Human Rights & Academic Repression

UC Davis School of Law was a co-sponsor for a series of workshops and symposium on "Human Rights and Academic Repression" held at USF on April 13-14, 2007. The events explored intersections—existing and potential—between international human rights standards, strategies and methods, and traditional understandings of academic freedom and institutional autonomy in the higher education sector.

Recognizing historical and ongoing attacks on scholars and universities worldwide, these events explored ways in which developments over several decades in the human rights scholarship, advocacy, and policy-making might be employed in responding to, mitigating, or deterring such attacks.

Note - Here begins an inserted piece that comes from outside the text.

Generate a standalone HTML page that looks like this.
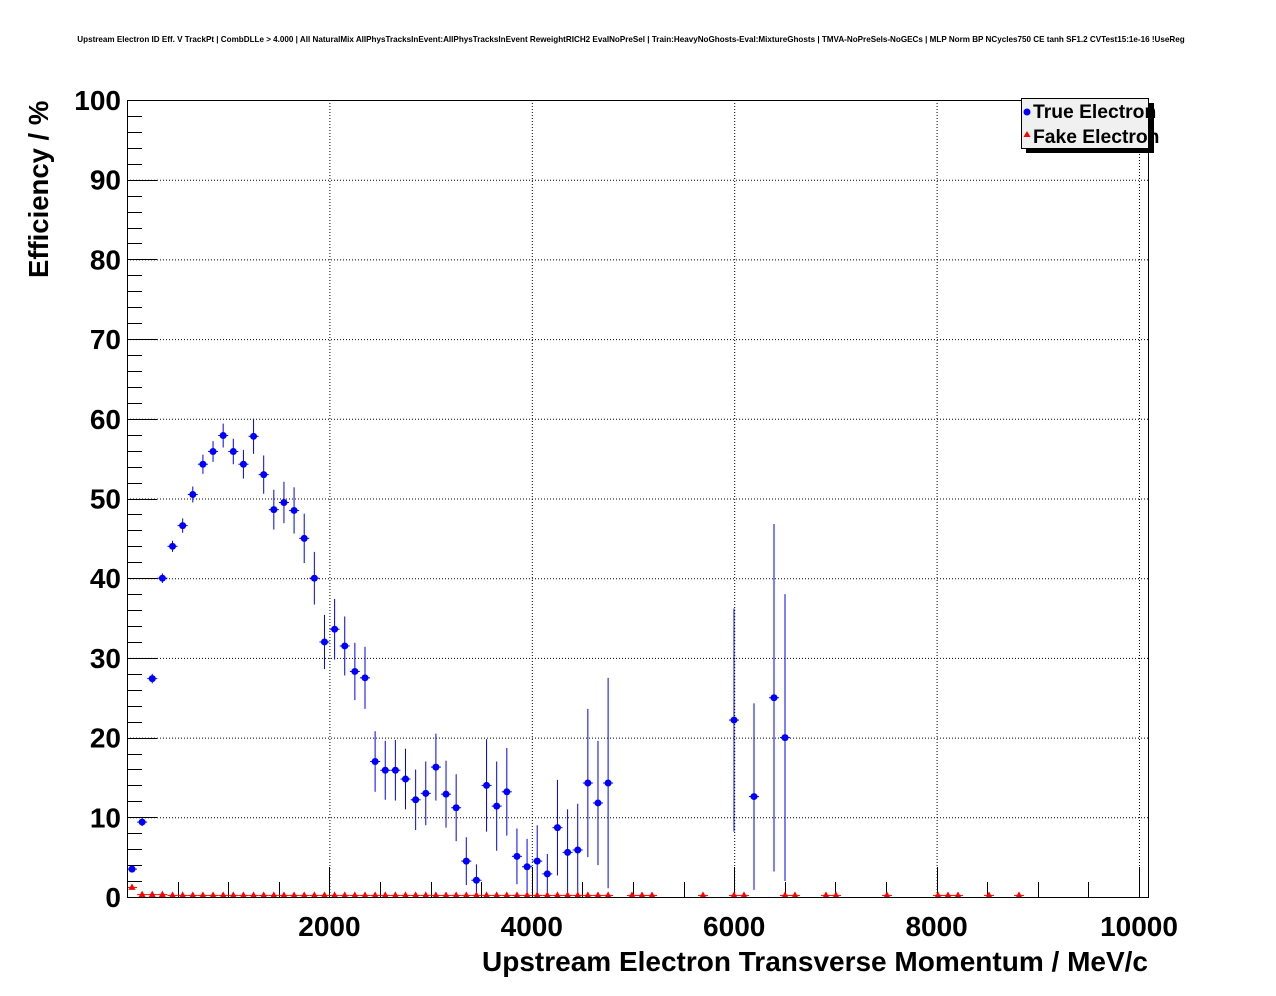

The events brought together international scholars from different disciplines, especially law and human rights, together with academic freedom advocates, human rights practitioners, higher education decision-makers, and representatives of concerned institutions and organizations, including the university and college members of the Scholars at Risk Network (SAR).

Beth Greenwood, a member of the National Advisory Board to SAR, and director of international programs at UC Davis School of Law, said in an article in the California Aggie that attendees at the event had the opportunity to learn more about the rights of threatened scholars and students and meet scholars and students whose rights have been threatened.

Greenwood and UC Davis Professor of Law Martha West moderated panels.

Other sponsors included UC Davis, UC Davis Extension, USF, and SAR, in cooperation with the USF Center for Law and Global Justice, USF Human Rights Working Group, McCarthy Center for Public Good, the Peace Review, and the USF Journal of Law and Social Challenges.